United States v. LarkinAnnotate this Case
59 U.S. 557
U.S. Supreme Court
United States v. Larkin, 59 U.S. 18 How. 557 557 (1855)
United States v. Larkin
59 U.S. (18 How.) 557
Where there was a grant of land in California made by the governor to the secretary of the government, and neither the petition nor the patent stated the quantity, but the concession and direction by the governor to the proper officer to issue the patent limited the quantity to eleven square leagues, this concession and direction constitute a part of the evidence of title, and are sufficient to make a good grant for that amount.
The petition to the governor was accompanied with a sketch or map giving the location and boundaries of the tract.

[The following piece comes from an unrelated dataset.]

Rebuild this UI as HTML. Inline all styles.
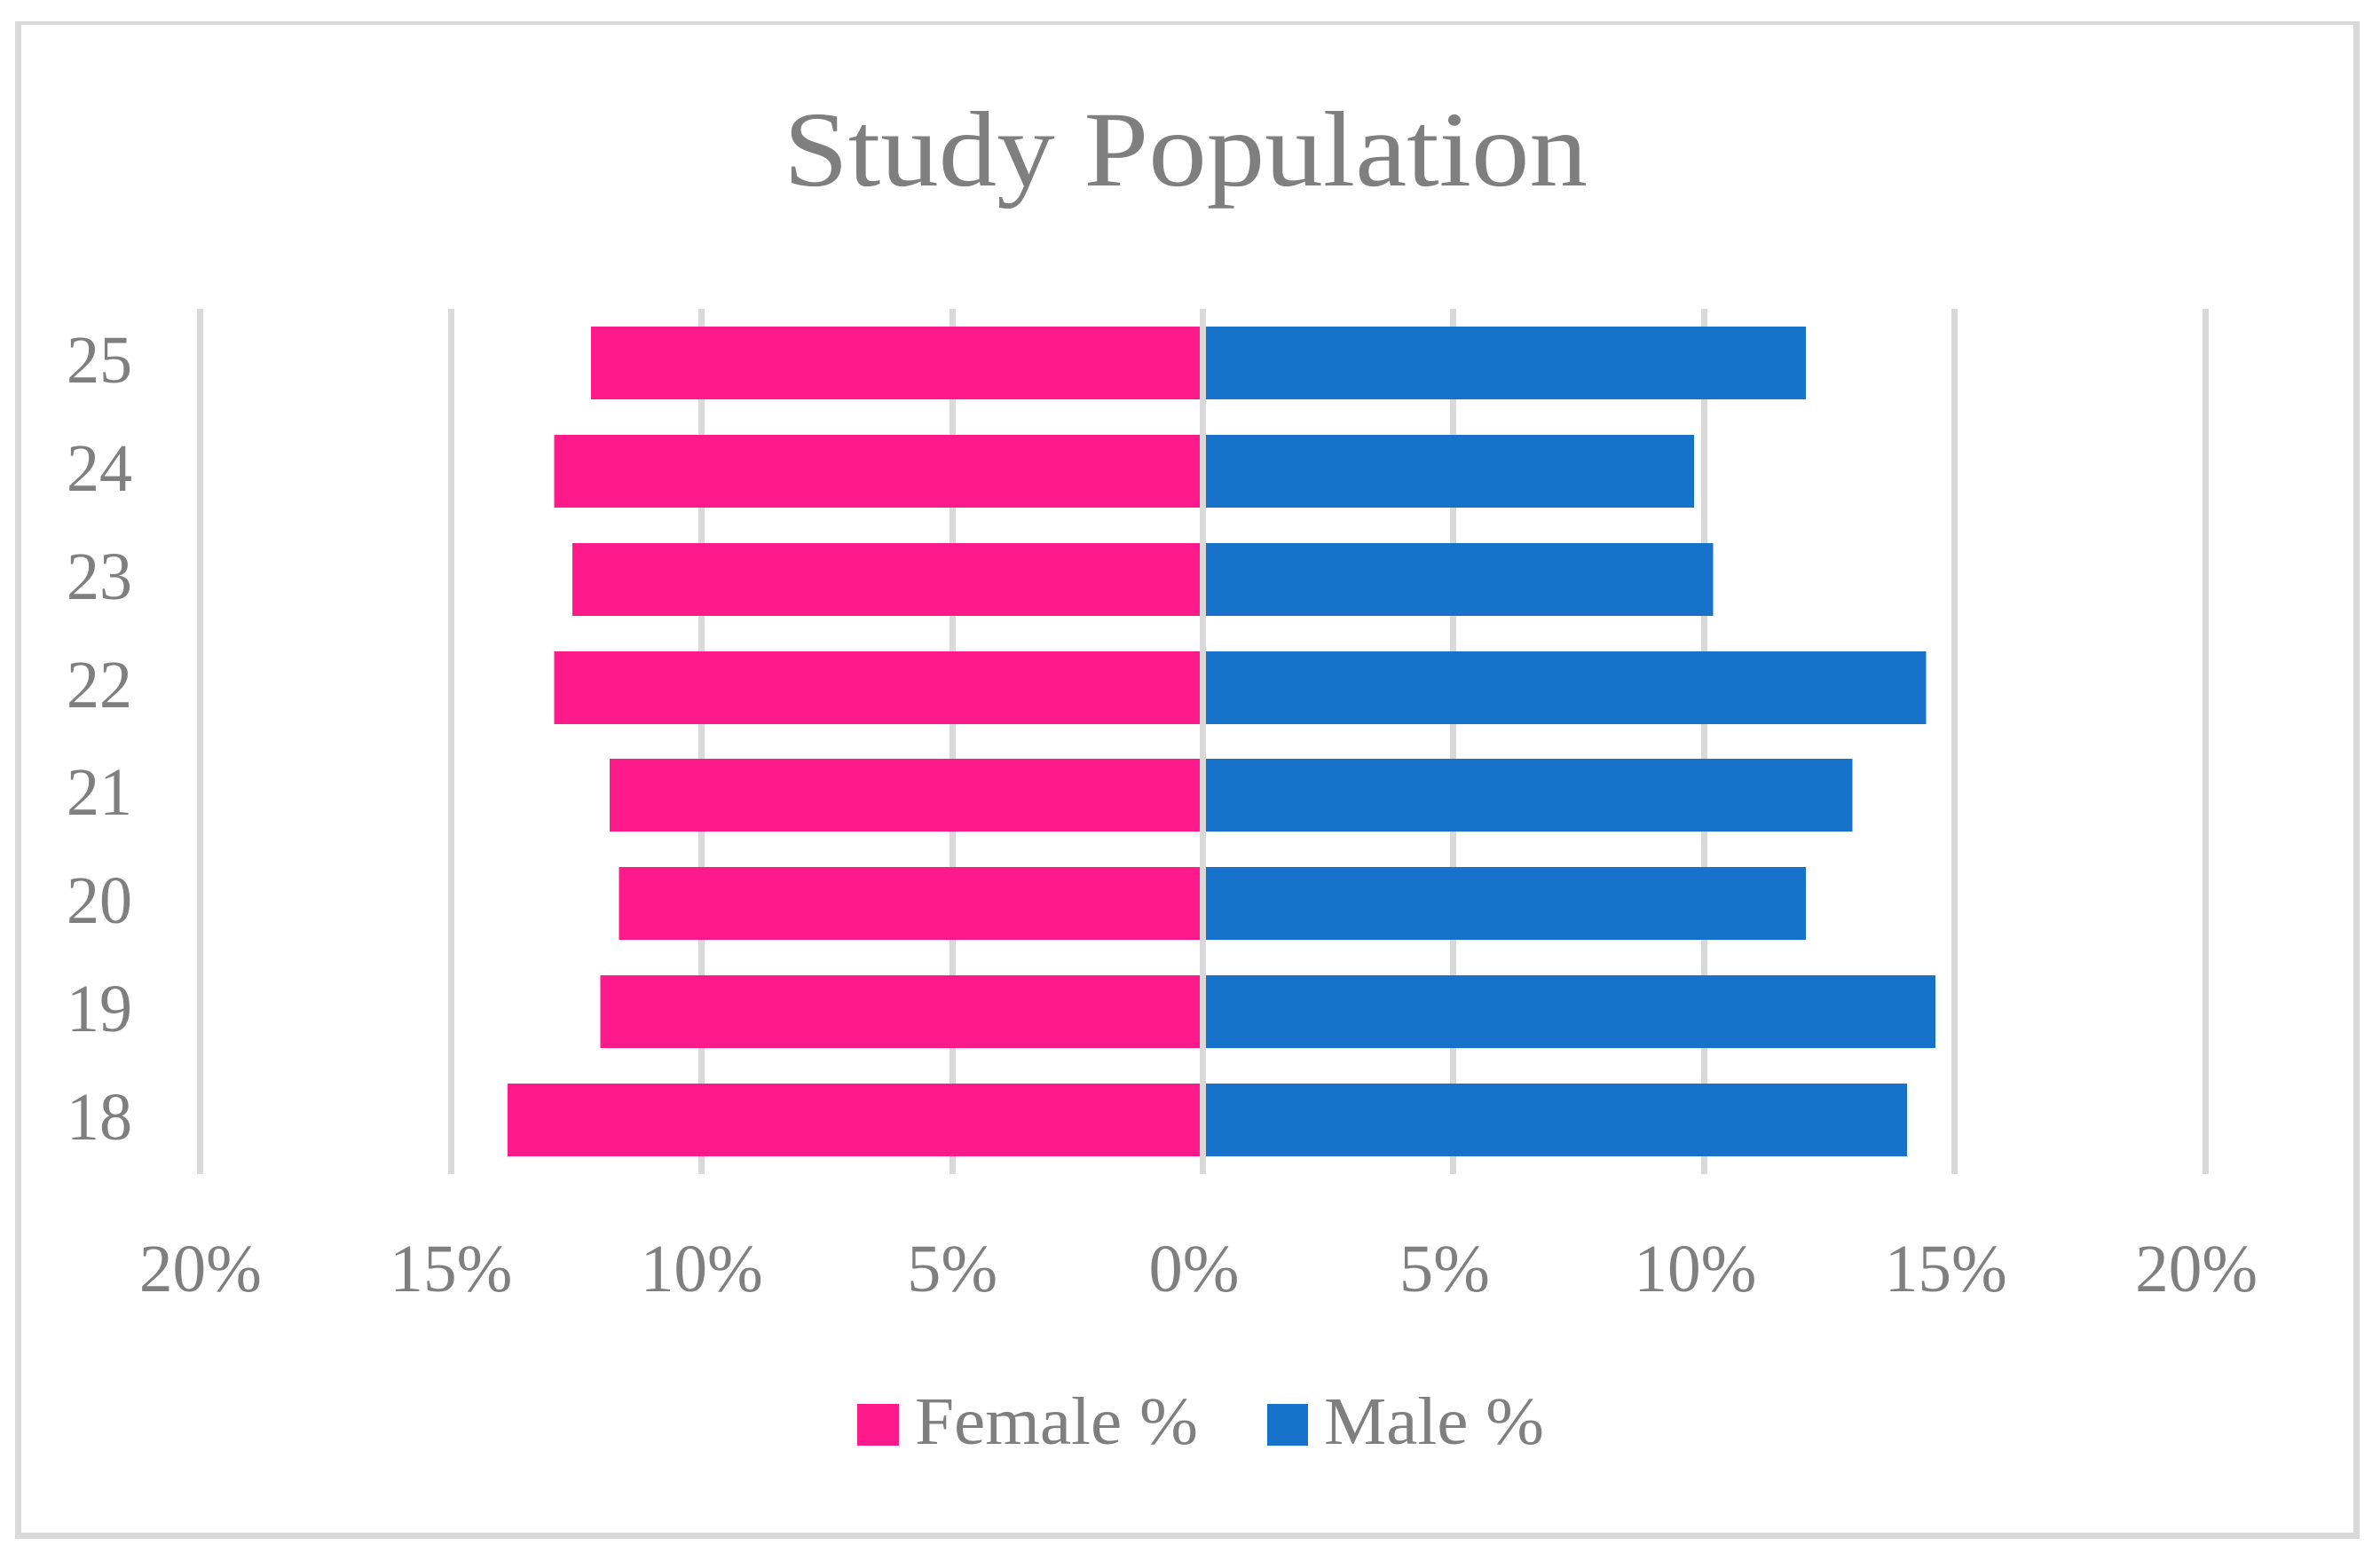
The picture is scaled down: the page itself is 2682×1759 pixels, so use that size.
<!DOCTYPE html>
<html lang="en">
<head>
<meta charset="utf-8">
<title>Study Population</title>
<style>
html,body{margin:0;padding:0;background:#fff;}
svg{display:block;}
text{font-family:"Liberation Serif","DejaVu Serif",serif;fill:#7f7f7f;}
</style>
</head>
<body>
<svg id="chart" xmlns="http://www.w3.org/2000/svg" width="2682" height="1759" viewBox="0 0 2682 1759">
  <rect x="0" y="0" width="2682" height="1759" fill="#ffffff"/>
  <g fill="#d9d9d9" shape-rendering="crispEdges">
    <rect x="17" y="24" width="2642" height="4"/>
    <rect x="17" y="1727" width="2642" height="7"/>
    <rect x="17" y="24" width="7" height="1710"/>
    <rect x="2652" y="24" width="7" height="1710"/>
  </g>
  <text x="883" y="209" font-size="121" textLength="906" lengthAdjust="spacingAndGlyphs">Study Population</text>
  <g id="grid"></g>
  <g id="bars"></g>
  <g id="zero"></g>
  <g id="yaxis"></g>
  <g id="xaxis"></g>
  <g>
    <g>
      <rect x="966" y="1582" width="47" height="47" fill="#ff1a8c"/>
      <text x="1031" y="1627" font-size="76" textLength="319" lengthAdjust="spacingAndGlyphs">Female %</text>
    </g>
    <g>
      <rect x="1428" y="1582" width="46" height="47" fill="#1773c9"/>
      <text x="1492" y="1627" font-size="76" textLength="248" lengthAdjust="spacingAndGlyphs">Male %</text>
    </g>
  </g>
</svg>
<script>
const categories = ["25", "24", "23", "22", "21", "20", "19", "18"];
const femaleValues = [12.21, 12.94, 12.58, 12.94, 11.84, 11.65, 12.02, 13.87];
const maleValues = [12.03, 9.80, 10.18, 14.43, 12.96, 12.03, 14.62, 14.05];
const tickValues = [-20, -15, -10, -5, 0, 5, 10, 15, 20];
const tickLabels = ["20%", "15%", "10%", "5%", "0%", "5%", "10%", "15%", "20%"];

const SVG_NS = "http://www.w3.org/2000/svg";
const xZero = 1355.5, xPerUnit = 56.48;
const plotTop = 348, plotBottom = 1323;
const bandTop = 368, bandPitch = 121.86, barHeight = 82;
const lineWidth = 7;

function xScale(v) { return xZero + v * xPerUnit; }
function xLabelScale(v) { return xScale(v) + (v < 0 ? 0 : -10); }
function yScale(i) { return Math.round(bandTop + i * bandPitch); }

function makeRect(x, y, w, h, fill) {
  const r = document.createElementNS(SVG_NS, "rect");
  r.setAttribute("x", x);
  r.setAttribute("y", y);
  r.setAttribute("width", w);
  r.setAttribute("height", h);
  r.setAttribute("fill", fill);
  r.setAttribute("shape-rendering", "crispEdges");
  return r;
}

const gridLayer = document.getElementById("grid");
const zeroLayer = document.getElementById("zero");
const barLayer = document.getElementById("bars");
const yLayer = document.getElementById("yaxis");
const xLayer = document.getElementById("xaxis");

tickValues.forEach(function (v, i) {
  const line = makeRect(Math.round(xScale(v) - lineWidth / 2), plotTop, lineWidth, plotBottom - plotTop, "#d9d9d9");
  
  
  (v === 0 ? zeroLayer : gridLayer).appendChild(line);

  const t = document.createElementNS(SVG_NS, "text");
  t.setAttribute("x", xLabelScale(v));
  t.setAttribute("y", 1455);
  t.setAttribute("font-size", 76);
  t.setAttribute("text-anchor", "middle");
  t.setAttribute("textLength", 36 * tickLabels[i].length + 30);
  t.setAttribute("lengthAdjust", "spacingAndGlyphs");
  t.textContent = tickLabels[i];
  
  
  xLayer.appendChild(t);
});

categories.forEach(function (c, i) {
  const y = yScale(i);

  const fx = xScale(-femaleValues[i]);
  const female = makeRect(fx, y, xZero - fx, barHeight, "#ff1a8c");
  
  
  barLayer.appendChild(female);

  const mx = xScale(maleValues[i]);
  const male = makeRect(xZero, y, mx - xZero, barHeight, "#1773c9");
  
  
  barLayer.appendChild(male);

  const t = document.createElementNS(SVG_NS, "text");
  t.setAttribute("x", 112);
  t.setAttribute("y", y + 63);
  t.setAttribute("font-size", 76);
  t.setAttribute("text-anchor", "middle");
  t.setAttribute("textLength", 74);
  t.setAttribute("lengthAdjust", "spacingAndGlyphs");
  t.textContent = c;
  
  
  yLayer.appendChild(t);
});
</script>
</body>
</html>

The patent refers to this sketch, and by it the land can be located.
The fraudulent nature of the grant was not made a question in the court below, and therefore cannot be made here. Moreover, there is no evidence of fraud.
The objections that the case was not submitted to the departmental assembly and that judicial possession was not taken of the land are overruled by the case of United States v. Fremont, 17 How. 542.
Neither the act of the Mexican congress of 1824 nor the regulations of 1828 prescribe any particular form of grants or patents of the public lands. And there is no uniformity with respect to the conditions imposed upon the grantee either in those which relate to the cultivation or taking possession of the land. The absence of the condition of settlement within a limited time will not avoid the grant in this case.
The facts are stated in the opinion of the Court.